Disney states that operating income was fuelled by increases at the company’s international operations.  These were partially offset by a decrease in domestic operations in the US.  Hurricane Irma inevitably had an unfavourable effect on the US resorts. Walt Disney World Resort was closed for two days.  Meanwhile three cruise itineraries were cancelled while two others had to be shortened.

Growth at Disneyland Paris and Shanghai Disney Resort led international strength.

Improvements at Disneyland Paris led to increases in attendance figures, guest spending and occupied room nights. These gains were, in part, offset by higher costs.  The 25th anniversary celebration also cut into profit and, in addition, the company saw losses from its 50/50 joint venture interest in Villages Nature.  The report stated that growth in guest spending mainly resulted from higher average ticket prices plus increases in food and beverage consumption.
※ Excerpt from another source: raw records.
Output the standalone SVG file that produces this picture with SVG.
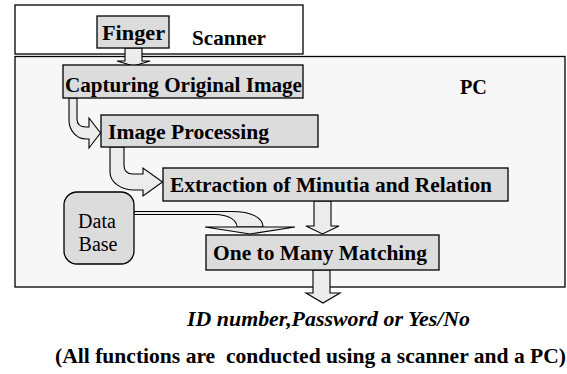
<svg xmlns="http://www.w3.org/2000/svg" width="567" height="374" viewBox="0 0 567 374">
  <style>
    .frame { stroke: #000; stroke-width: 1.3; }
    .box { fill: #dcdcdc; stroke: #000; stroke-width: 1.3; }
    .arrow { fill: #ececec; stroke: #000; stroke-width: 1.1; stroke-linejoin: miter; }
    .t { font-family: Liberation Serif, Times New Roman, Tinos, Noto Serif, FreeSerif, DejaVu Serif, serif; fill: #000; }
    .b { font-weight: 700; font-size: 21px; }
    .r { font-size: 20px; }
    .bi { font-weight: 700; font-style: italic; font-size: 20px; }
  </style>
  <rect width="567" height="374" fill="#fff"/>

  <!-- enclosing frames -->
  <g id="scanner">
    <rect class="frame" x="15" y="5" width="288" height="49" fill="#fff"/>
    <text class="t b" x="192" y="45" textLength="74" lengthAdjust="spacingAndGlyphs">Scanner</text>
  </g>
  <g id="pc">
    <rect class="frame" x="15" y="56.5" width="550" height="230.5" fill="#f7f7f7"/>
    <text class="t b" x="460" y="94" textLength="27" lengthAdjust="spacingAndGlyphs">PC</text>
  </g>

  <!-- connectors -->
  <g id="connectors">
    <path class="arrow" d="M125,48 L125,61 L117,61 L133.5,66 L150,61 L142,61 L142,48 Z"/>
    <path class="arrow" d="M69,98 L69,120 C69,131 77,139 86,139 L89,139 L89,148 L100.5,133 L89,118 L89,127 L86,127 C80,127 77,124 77,119 L77,98 Z"/>
    <path class="arrow" d="M110,147 L110,172 C110,183 122,190 134,190 L143,190 L143,196 L162.5,182 L143,168 L143,174 L133,174 C127,174 124,171 124,165 L124,147 Z"/>
    <path class="arrow" stroke-width="0.9" d="M134,211.5 L232,211.5 C252,211.5 263,218 263,227 L237,227 C237,220 228,214.5 215,214.5 L134,214.5 Z"/>
    <path class="arrow" d="M205,227 L295,227 L250,234 Z"/>
    <path class="arrow" d="M314,201 L314,226 L306,226 L322.5,234 L339,226 L331,226 L331,201 Z"/>
    <path class="arrow" d="M313,270 L313,293 L306,293 L323,303 L340,293 L330,293 L330,270 Z"/>
  </g>

  <!-- process nodes -->
  <g id="finger">
    <rect class="box" x="97" y="16" width="72" height="32"/>
    <text class="t b" x="102" y="40" textLength="63" lengthAdjust="spacingAndGlyphs">Finger</text>
  </g>
  <g id="capture">
    <rect class="box" x="63" y="65" width="240" height="33"/>
    <text class="t b" x="65" y="92" textLength="237" lengthAdjust="spacingAndGlyphs">Capturing Original Image</text>
  </g>
  <g id="processing">
    <rect class="box" x="101" y="115" width="217" height="32"/>
    <text class="t b" x="108" y="139" textLength="161" lengthAdjust="spacingAndGlyphs">Image Processing</text>
  </g>
  <g id="extraction">
    <rect class="box" x="163" y="168" width="345" height="33"/>
    <text class="t b" x="170" y="192" textLength="322" lengthAdjust="spacingAndGlyphs">Extraction of Minutia and Relation</text>
  </g>
  <g id="database">
    <rect class="box" x="64" y="192" width="70" height="72" rx="13" ry="13"/>
    <text class="t r" x="97" y="228" text-anchor="middle">Data</text>
    <text class="t r" x="98" y="251" text-anchor="middle">Base</text>
  </g>
  <g id="matching">
    <rect class="box" x="206" y="235" width="233" height="35" stroke-width="2.4"/>
    <text class="t b" x="213" y="260" textLength="214" lengthAdjust="spacingAndGlyphs">One to Many Matching</text>
  </g>

  <!-- output and footnote -->
  <g id="output">
    <text class="t bi" x="187" y="326" textLength="283" lengthAdjust="spacingAndGlyphs">ID number,Password or Yes/No</text>
  </g>
  <g id="note">
    <text class="t b" x="55" y="363" font-size="20" textLength="511" lengthAdjust="spacingAndGlyphs" xml:space="preserve">(All functions are  conducted using a scanner and a PC)</text>
  </g>
</svg>
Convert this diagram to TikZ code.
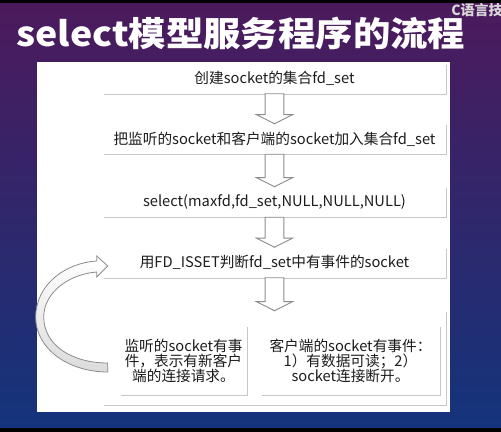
\documentclass[tikz,border=0pt]{standalone}
\usepackage{fontspec}
\setmainfont{Noto Sans CJK SC}
\usetikzlibrary{calc,shadows}

\definecolor{bgtop}{RGB}{76,26,92}
\definecolor{bgmid}{RGB}{48,36,122}
\definecolor{bgbot}{RGB}{20,52,124}
\definecolor{arrowgray}{RGB}{140,140,140}
\definecolor{textgray}{RGB}{28,28,28}

\newcommand{\blkarrow}[2]{%
	\draw[hollow] let \p1=(#1.south), \p2=(#2.north) in
		(\x1-7pt,\y1) -- (\x1+7pt,\y1) -- (\x1+7pt,\y2+6.8pt) -- (\x1+13.5pt,\y2+6.8pt)
		-- (\x1,\y2) -- (\x1-13.5pt,\y2+6.8pt) -- (\x1-7pt,\y2+6.8pt) -- cycle;}

\begin{document}
\begin{tikzpicture}[x=0.75pt,y=-0.75pt,
	stepbox/.style={fill=white, minimum width=257.25pt, minimum height=22.5pt, inner sep=0pt, text=textgray, font=\fontsize{11pt}{11.25pt}\selectfont, drop shadow={shadow xshift=0.5pt, shadow yshift=-1pt, fill=black, opacity=0.22}},
	hollow/.style={draw=arrowgray, fill=white, line width=0.7pt, line join=miter},
	looparrow/.style={draw=arrowgray, line width=0.6pt, top color=white, bottom color=gray!28}]

	\useasboundingbox (0,0) rectangle (501,432);
	\fill[black] (0,0) rectangle (501,432);
	\shade[top color=bgtop, middle color=bgmid, bottom color=bgbot] (0,3) rectangle (501,427);
	\fill[white] (37,62) rectangle (450,412);

	\node[anchor=base west, inner sep=0pt, text=white, font=\bfseries\fontsize{25.5pt}{26pt}\selectfont, xscale=1.1] (title) at (16,46) {select模型服务程序的流程};
	\node[anchor=base west, inner sep=0pt, text=gray!30!white, font=\bfseries\fontsize{10.5pt}{12pt}\selectfont] (mark) at (451,16) {C语言技};

	\node[stepbox] (b1) at (274.5,78.5) {创建socket的集合fd\_set};
	\node[stepbox] (b2) at (274.5,139) {把监听的socket和客户端的socket加入集合fd\_set};
	\node[stepbox] (b3) at (274.5,202) {select(maxfd,fd\_set,NULL,NULL,NULL)};
	\node[stepbox] (b4) at (274.5,262.5) {用FD\_ISSET判断fd\_set中有事件的socket};
	\node[stepbox, minimum height=70.5pt] (bb) at (274.5,358) {};

	\blkarrow{b1}{b2}
	\blkarrow{b2}{b3}
	\blkarrow{b3}{b4}
	\blkarrow{b4}{bb}

	\begin{scope}[shift={(b4.west)}]
		\draw[looparrow] (5,109.5) .. controls (-33,109.5) and (-67,87.5) .. (-67,54.5)
			.. controls (-67,22.5) and (-38,0.5) .. (-6,-1.5) -- (-6,-6.5) -- (5,3.5) -- (-6,14.5) -- (-6,9.5)
			.. controls (-33,11.5) and (-59,29.5) .. (-59,54.5)
			.. controls (-59,82.5) and (-31,100.5) .. (5,100.5) -- cycle;
	\end{scope}

	\node[stepbox, minimum width=95.25pt, minimum height=51.75pt, align=center] (bl) at (183.5,360.5) {监听的socket有事\\件，表示有新客户\\端的连接请求。};
	\node[stepbox, minimum width=134.25pt, minimum height=51.75pt, align=center] (br) at (350.5,360.5) {客户端的socket有事件：\\1）有数据可读；2）\\socket连接断开。};

\end{tikzpicture}
\end{document}
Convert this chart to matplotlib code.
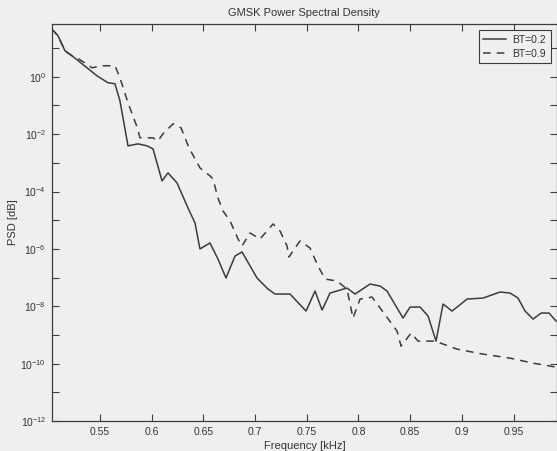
import numpy as np
import matplotlib
matplotlib.use("Agg")
import matplotlib.pyplot as plt
from matplotlib.ticker import FixedLocator, NullFormatter, LogFormatterMathtext

plt.rcParams['font.family'] = ['Liberation Sans', 'DejaVu Sans']
plt.rcParams['mathtext.fontset'] = 'custom'
plt.rcParams['mathtext.rm'] = 'Liberation Sans'
plt.rcParams['mathtext.it'] = 'Liberation Sans'

# Frequency [kHz] and log10(PSD)
freq_bt02 = [0.5033, 0.5094, 0.5161, 0.5229, 0.5326, 0.5471, 0.5577, 0.5645, 0.5693,
             0.5771, 0.5868, 0.5955, 0.6013, 0.6100, 0.6158, 0.6245, 0.6351, 0.6419,
             0.6467, 0.6564, 0.6641, 0.6719, 0.6806, 0.6874, 0.7019, 0.7125, 0.7193,
             0.7338, 0.7493, 0.7580, 0.7648, 0.7725, 0.7889, 0.7967, 0.8112, 0.8209,
             0.8276, 0.8431, 0.8499, 0.8596, 0.8673, 0.8750, 0.8818, 0.8905, 0.9050,
             0.9205, 0.9369, 0.9466, 0.9543, 0.9611, 0.9689, 0.9766, 0.9843, 0.9911]
logpsd_bt02 = [1.665, 1.431, 0.908, 0.733, 0.454, 0.035, -0.209, -0.244, -0.838,
               -2.408, -2.339, -2.408, -2.513, -3.630, -3.351, -3.700, -4.572, -5.096,
               -6.003, -5.794, -6.353, -7.016, -6.248, -6.108, -7.016, -7.400, -7.574,
               -7.574, -8.168, -7.469, -8.133, -7.539, -7.365, -7.574, -7.225, -7.295,
               -7.469, -8.412, -8.028, -8.028, -8.342, -9.215, -7.923, -8.168, -7.749,
               -7.714, -7.504, -7.539, -7.714, -8.168, -8.447, -8.237, -8.237, -8.517]

freq_bt09 = [0.5033, 0.5094, 0.5161, 0.5229, 0.5307, 0.5423, 0.5529, 0.5645, 0.5693,
             0.5771, 0.5858, 0.5887, 0.6013, 0.6061, 0.6109, 0.6206, 0.6284, 0.6361,
             0.6467, 0.6564, 0.6593, 0.6641, 0.6690, 0.6758, 0.6835, 0.6874, 0.6951,
             0.7048, 0.7174, 0.7241, 0.7309, 0.7328, 0.7386, 0.7435, 0.7531, 0.7609,
             0.7677, 0.7793, 0.7889, 0.7947, 0.8015, 0.8131, 0.8267, 0.8373, 0.8412,
             0.8509, 0.8576, 0.8741, 0.8953, 0.9205, 0.9466, 0.9689, 0.9911]
logpsd_bt09 = [1.665, 1.431, 0.908, 0.733, 0.593, 0.314, 0.384, 0.384, -0.035,
               -0.908, -1.745, -2.129, -2.129, -2.234, -1.990, -1.640, -1.780, -2.478,
               -3.176, -3.455, -3.560, -4.223, -4.677, -5.026, -5.654, -5.899, -5.445,
               -5.654, -5.131, -5.375, -5.899, -6.283, -5.969, -5.724, -5.969, -6.597,
               -7.051, -7.120, -7.400, -8.412, -7.749, -7.679, -8.342, -8.866, -9.389,
               -8.935, -9.215, -9.215, -9.494, -9.668, -9.808, -9.983, -10.122]

labels = ['BT=0.2', 'BT=0.9']
xticks = [0.55, 0.6, 0.65, 0.7, 0.75, 0.8, 0.85, 0.9, 0.95]
xticklabels = ['0.55', '0.6', '0.65', '0.7', '0.75', '0.8', '0.85', '0.9', '0.95']

bg = '#efefed'
ink = '#3c3c3c'

fig = plt.figure(figsize=(5.57, 4.51), dpi=100, facecolor=bg)
ax = fig.add_axes([0.0928, 0.0665, 0.9072, 0.8803], facecolor=bg)

psd02 = 10.0 ** np.array(logpsd_bt02)
psd09 = 10.0 ** np.array(logpsd_bt09)
ax.semilogy(freq_bt02, psd02, '-', color=ink, lw=1.1, label=labels[0])
ax.semilogy(freq_bt09, psd09, '--', color=ink, lw=1.1, dashes=(5, 4), label=labels[1])

ax.set_xlim(0.5033, 0.992)
ax.set_ylim(1e-12, 10 ** 1.84)

ax.xaxis.set_major_locator(FixedLocator(xticks))
ax.set_xticklabels(xticklabels)
ax.yaxis.set_major_locator(FixedLocator([10.0 ** k for k in range(-12, 1, 2)]))
ax.yaxis.set_minor_locator(FixedLocator([10.0 ** k for k in range(-11, 2, 2)]))
ax.yaxis.set_major_formatter(LogFormatterMathtext())
ax.yaxis.set_minor_formatter(NullFormatter())

ax.tick_params(which='both', direction='in', top=True, right=True,
               color=ink, labelcolor='#333333', labelsize=7.5, width=0.8)
ax.tick_params(which='major', length=5, pad=4)
ax.tick_params(which='minor', length=5)
for s in ax.spines.values():
    s.set_color(ink)
    s.set_linewidth(0.9)

ax.set_title('GMSK Power Spectral Density', fontsize=8, color='#333333', pad=6)
ax.set_xlabel('Frequency [kHz]', fontsize=8, color='#333333', labelpad=3)
ax.set_ylabel('PSD [dB]', fontsize=8, color='#333333', labelpad=2)

leg = ax.legend(loc='upper right', fontsize=7.5, frameon=True, fancybox=False,
                edgecolor=ink, facecolor=bg, framealpha=1, handlelength=2.2,
                borderaxespad=0.6, borderpad=0.45, labelspacing=0.35, handletextpad=0.6)
leg.get_frame().set_linewidth(0.8)
for t in leg.get_texts():
    t.set_color('#333333')

fig.savefig('out.png', dpi=100, facecolor=bg)
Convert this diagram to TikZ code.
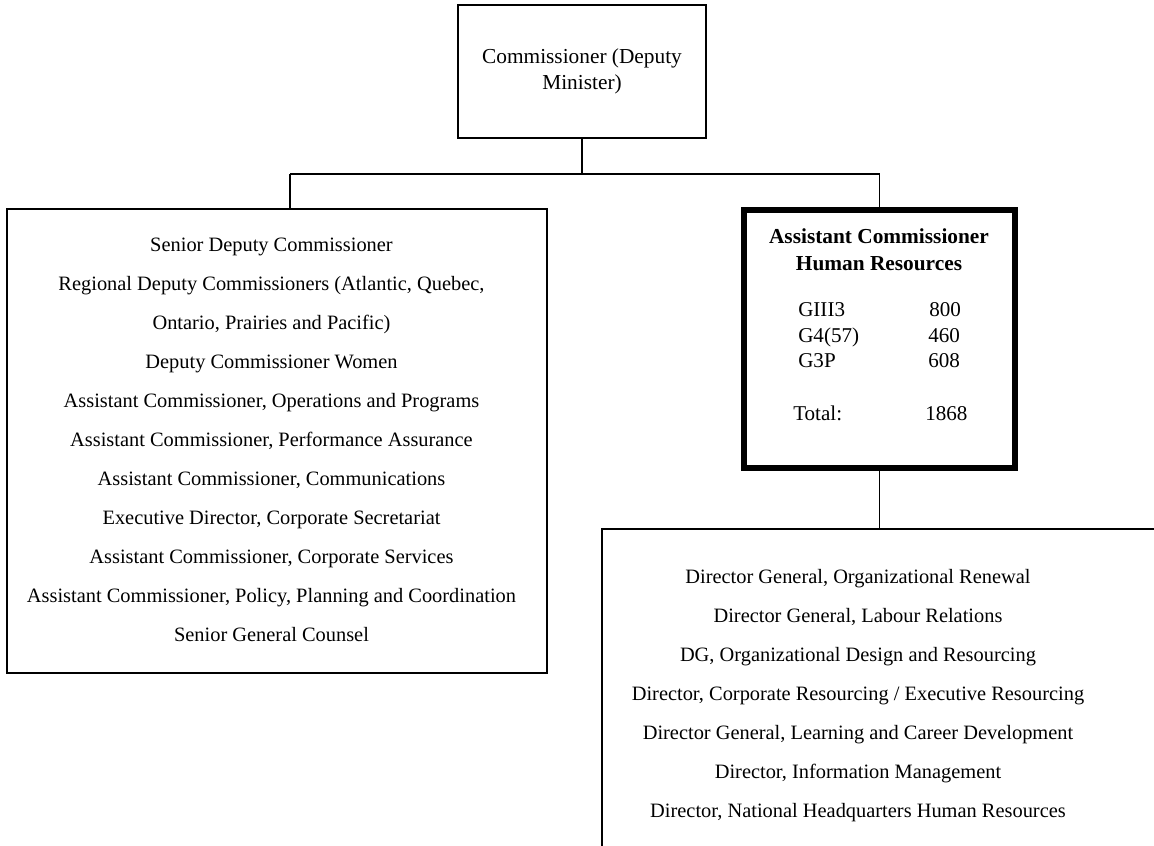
\documentclass[tikz,border=0pt]{standalone}
\usepackage{fontspec}
\setmainfont{Liberation Serif}
\begin{document}
\begin{tikzpicture}[x=0.75pt,y=-0.75pt,
  box/.style={draw,line width=1.3pt,inner sep=0pt,align=center},
  heavybox/.style={draw,line width=3.8pt,inner sep=0pt},
  link/.style={line width=1.3pt},
  listfont/.style={font=\fontsize{15.3}{29.25}\selectfont},
  cell/.style={anchor=mid west,inner sep=0pt,font=\fontsize{15.8}{19}\selectfont}
]
\useasboundingbox (0,0) rectangle (1154,846);
\clip (0,0) rectangle (1154,846);

% Commissioner
\node[box,minimum width=186pt,minimum height=99.75pt,
      font=\fontsize{16}{19.5}\selectfont] (top) at (582,71.5)
  {Commissioner (Deputy\\Minister)};

% Direct reports of the Commissioner
\node[box,minimum width=405pt,minimum height=348pt] (lb) at (277,441) {};
\node[align=center,inner sep=0pt,listfont] (lbtext) at (271.5,440)
  {Senior Deputy Commissioner\\
   Regional Deputy Commissioners (Atlantic, Quebec,\\
   Ontario, Prairies and Pacific)\\
   Deputy Commissioner Women\\
   Assistant Commissioner, Operations and Programs\\
   Assistant Commissioner, Performance Assurance\\
   Assistant Commissioner, Communications\\
   Executive Director, Corporate Secretariat\\
   Assistant Commissioner, Corporate Services\\
   Assistant Commissioner, Policy, Planning and Coordination\\
   Senior General Counsel};

% Human Resources branch head
\node[heavybox,minimum width=203.25pt,minimum height=193.5pt] (hr) at (879.5,339) {};
\node[align=center,inner sep=0pt,font=\fontsize{16}{20.25}\selectfont\bfseries] (hrtitle) at (879,250)
  {Assistant Commissioner\\Human Resources};
\node[cell] (g1) at (798,313) {GIII3};
\node[cell] (g2) at (798,339) {G4(57)};
\node[cell] (g3) at (798,364) {G3P};
\node[cell] (gt) at (793,417) {Total:};
\node[cell] (n1) at (929,313) {800};
\node[cell] (n2) at (928,339) {460};
\node[cell] (n3) at (928,364) {608};
\node[cell] (nt) at (925,417) {1868};

% Human Resources directorates
\node[draw,line width=1.3pt,inner sep=0pt,minimum width=433.5pt,minimum height=255.75pt] (dg) at (891,699.5) {};
\node[align=center,inner sep=0pt,listfont] (dgtext) at (858,696)
  {Director General, Organizational Renewal\\
   Director General, Labour Relations\\
   DG, Organizational Design and Resourcing\\
   Director, Corporate Resourcing / Executive Resourcing\\
   Director General, Learning and Career Development\\
   Director, Information Management\\
   Director, National Headquarters Human Resources};

% Connectors
\coordinate (jl) at (290,174);
\coordinate (jr) at (879.5,174);
\draw[link] (top.south) -- (top.south |- jl);
\draw[link] (jl) -- (jr);
\draw[link] (jl) -- (jl |- lb.north);
\draw[link] (jr) -- (hr.north);
\draw[link] (hr.south) -- (hr.south |- dg.north);
\end{tikzpicture}
\end{document}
Meanwhile Shanghai Disney Resort’s ebullient figures came from a combination of attendance growth and lower marketing costs.  These were, in part, offset by lower average ticket prices.  Marketing spend was affected by the knock-on effect of costs associated with the grand opening of Shanghai Disney Resort the year before.

The decrease in operating income at US operations was fuelled by lower performance at Walt Disney World Resort.  In part this was offset by increases at the cruise line, plus growth at Disneyland Resort and buoyant sales of vacation club units.

Higher costs and few occupied room nights created the slower performance at Walt Disney World.  These were, in part, offset by growth in both guest spending and attendance, despite the impact of Hurricane Irma.  Increases in labour and employee benefit costs drove up overall costs.  Depreciation and marketing costs were additional factors.

Increased food and beverage spending fuelled guest spending growth. Higher average daily hotel room rates also came into play.  There were fewer available hotel room nights as a result of refurbishments on the one hand, and conversions to vacation club units on the other.

Higher average ticket prices helped create Disney’s cruise line’s success.  Ticket prices were also a factor at Disneyland Resort, although partly offset by marketing and higher costs for new guest offerings.

Buoyant figures at Parks and Resorts partly offset decreases at Media Networks, Studio Entertainment and Consumer Products & Interactive Media.

“No other entertainment company is better equipped to navigate the ever-evolving media landscape, thanks to our unparalleled collection of brands and franchises and our ability to leverage IP across our entire company,” said Robert A. Iger, Chairman and Chief Executive Officer, The Walt Disney Company. “We look forward to launching our first direct-to-consumer streaming service in the new year, and we will continue to invest for the future and take the smart risks required to deliver shareholder value.”